# Instruction
From the first line of the data down to and including the line with "const startAngle = 38.2 * Math.PI / 180;", copy everything exactly, leaving out pictures.

# Supplied information
+---+
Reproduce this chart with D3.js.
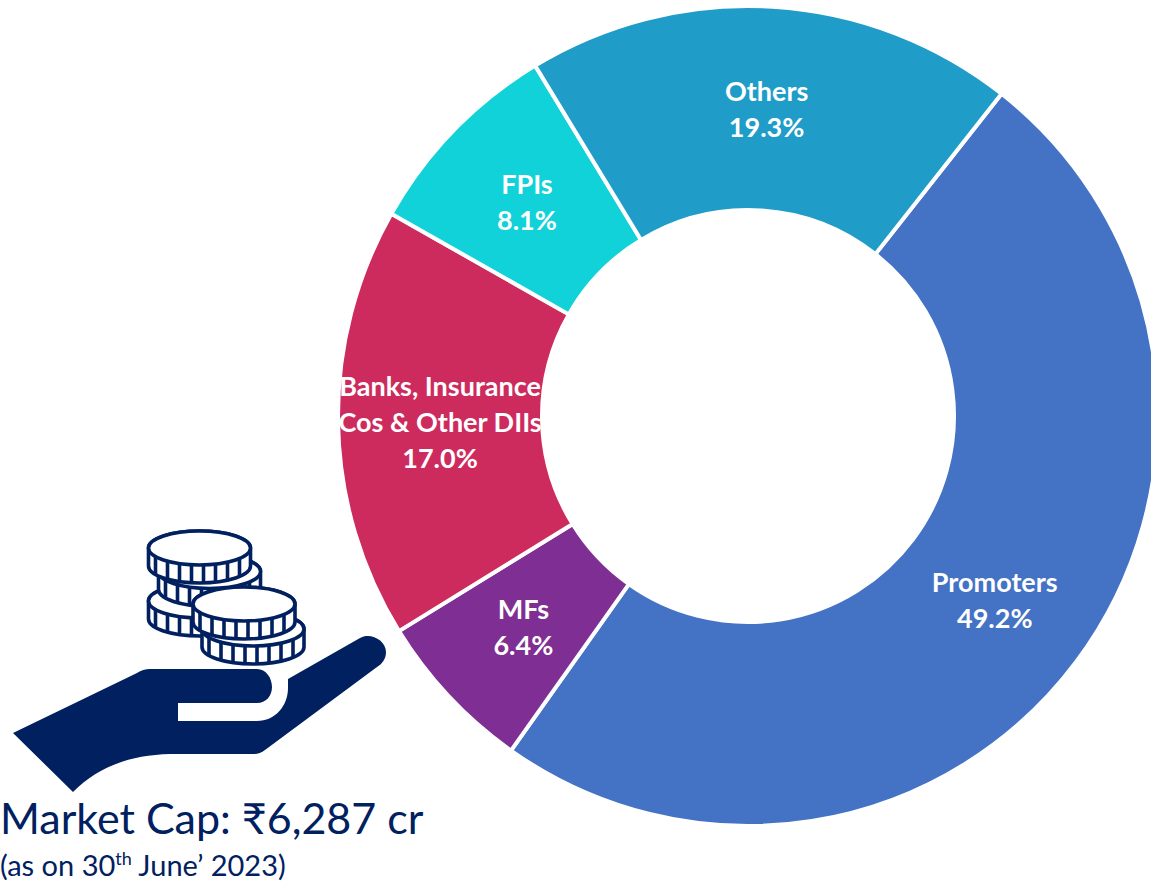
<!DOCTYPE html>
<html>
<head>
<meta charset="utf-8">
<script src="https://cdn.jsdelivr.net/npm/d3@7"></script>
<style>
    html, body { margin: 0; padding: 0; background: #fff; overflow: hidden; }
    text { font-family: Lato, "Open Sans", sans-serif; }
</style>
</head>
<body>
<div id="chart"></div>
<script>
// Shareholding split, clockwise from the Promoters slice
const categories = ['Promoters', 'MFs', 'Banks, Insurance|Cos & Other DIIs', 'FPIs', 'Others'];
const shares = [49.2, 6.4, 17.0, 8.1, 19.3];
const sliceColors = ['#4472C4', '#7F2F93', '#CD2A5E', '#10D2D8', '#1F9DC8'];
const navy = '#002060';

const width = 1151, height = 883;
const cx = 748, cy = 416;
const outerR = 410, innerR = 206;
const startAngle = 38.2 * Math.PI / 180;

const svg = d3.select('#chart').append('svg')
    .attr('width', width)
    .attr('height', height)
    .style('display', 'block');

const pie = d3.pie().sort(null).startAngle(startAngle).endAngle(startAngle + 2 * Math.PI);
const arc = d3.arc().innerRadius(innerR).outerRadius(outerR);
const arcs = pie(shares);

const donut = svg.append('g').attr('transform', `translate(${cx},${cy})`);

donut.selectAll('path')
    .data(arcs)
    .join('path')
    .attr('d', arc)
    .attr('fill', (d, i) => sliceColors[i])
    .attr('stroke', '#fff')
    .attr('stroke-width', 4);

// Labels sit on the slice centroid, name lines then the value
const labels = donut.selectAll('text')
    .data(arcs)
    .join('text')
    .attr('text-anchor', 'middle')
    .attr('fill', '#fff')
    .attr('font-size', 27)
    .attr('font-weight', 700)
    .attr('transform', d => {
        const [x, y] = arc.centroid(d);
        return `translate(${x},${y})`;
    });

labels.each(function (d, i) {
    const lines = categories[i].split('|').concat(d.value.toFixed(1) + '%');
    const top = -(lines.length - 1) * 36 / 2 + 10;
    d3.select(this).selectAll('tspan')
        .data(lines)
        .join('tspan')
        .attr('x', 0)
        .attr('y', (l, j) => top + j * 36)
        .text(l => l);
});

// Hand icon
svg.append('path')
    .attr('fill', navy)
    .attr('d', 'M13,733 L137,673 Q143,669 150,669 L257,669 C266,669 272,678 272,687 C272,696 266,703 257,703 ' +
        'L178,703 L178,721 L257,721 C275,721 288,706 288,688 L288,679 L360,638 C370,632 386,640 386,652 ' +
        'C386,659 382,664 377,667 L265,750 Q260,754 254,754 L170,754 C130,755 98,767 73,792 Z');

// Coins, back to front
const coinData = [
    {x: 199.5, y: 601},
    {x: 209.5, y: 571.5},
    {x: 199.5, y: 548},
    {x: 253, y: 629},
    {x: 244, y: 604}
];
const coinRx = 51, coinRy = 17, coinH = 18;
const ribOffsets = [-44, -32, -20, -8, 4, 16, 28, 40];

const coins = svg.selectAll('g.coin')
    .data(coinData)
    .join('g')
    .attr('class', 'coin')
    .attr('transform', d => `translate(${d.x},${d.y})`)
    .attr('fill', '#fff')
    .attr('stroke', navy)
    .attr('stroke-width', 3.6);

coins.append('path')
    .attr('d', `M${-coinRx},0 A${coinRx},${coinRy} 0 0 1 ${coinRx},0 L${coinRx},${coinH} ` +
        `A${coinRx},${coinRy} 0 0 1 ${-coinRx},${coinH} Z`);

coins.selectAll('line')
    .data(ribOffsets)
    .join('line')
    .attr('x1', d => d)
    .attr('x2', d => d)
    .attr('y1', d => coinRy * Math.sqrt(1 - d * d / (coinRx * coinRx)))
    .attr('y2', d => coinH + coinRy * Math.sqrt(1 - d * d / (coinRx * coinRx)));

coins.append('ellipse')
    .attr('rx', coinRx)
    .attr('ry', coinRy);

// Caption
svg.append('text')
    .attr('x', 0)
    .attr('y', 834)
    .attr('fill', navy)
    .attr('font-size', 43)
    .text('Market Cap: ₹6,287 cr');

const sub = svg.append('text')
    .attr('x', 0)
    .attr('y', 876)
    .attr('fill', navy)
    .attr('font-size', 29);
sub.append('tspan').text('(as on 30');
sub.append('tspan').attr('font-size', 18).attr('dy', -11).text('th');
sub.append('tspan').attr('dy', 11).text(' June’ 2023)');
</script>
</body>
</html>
+---+
# Task answer
Reproduce this chart with D3.js.
<!DOCTYPE html>
<html>
<head>
<meta charset="utf-8">
<script src="https://cdn.jsdelivr.net/npm/d3@7"></script>
<style>
    html, body { margin: 0; padding: 0; background: #fff; overflow: hidden; }
    text { font-family: Lato, "Open Sans", sans-serif; }
</style>
</head>
<body>
<div id="chart"></div>
<script>
// Shareholding split, clockwise from the Promoters slice
const categories = ['Promoters', 'MFs', 'Banks, Insurance|Cos & Other DIIs', 'FPIs', 'Others'];
const shares = [49.2, 6.4, 17.0, 8.1, 19.3];
const sliceColors = ['#4472C4', '#7F2F93', '#CD2A5E', '#10D2D8', '#1F9DC8'];
const navy = '#002060';

const width = 1151, height = 883;
const cx = 748, cy = 416;
const outerR = 410, innerR = 206;
const startAngle = 38.2 * Math.PI / 180;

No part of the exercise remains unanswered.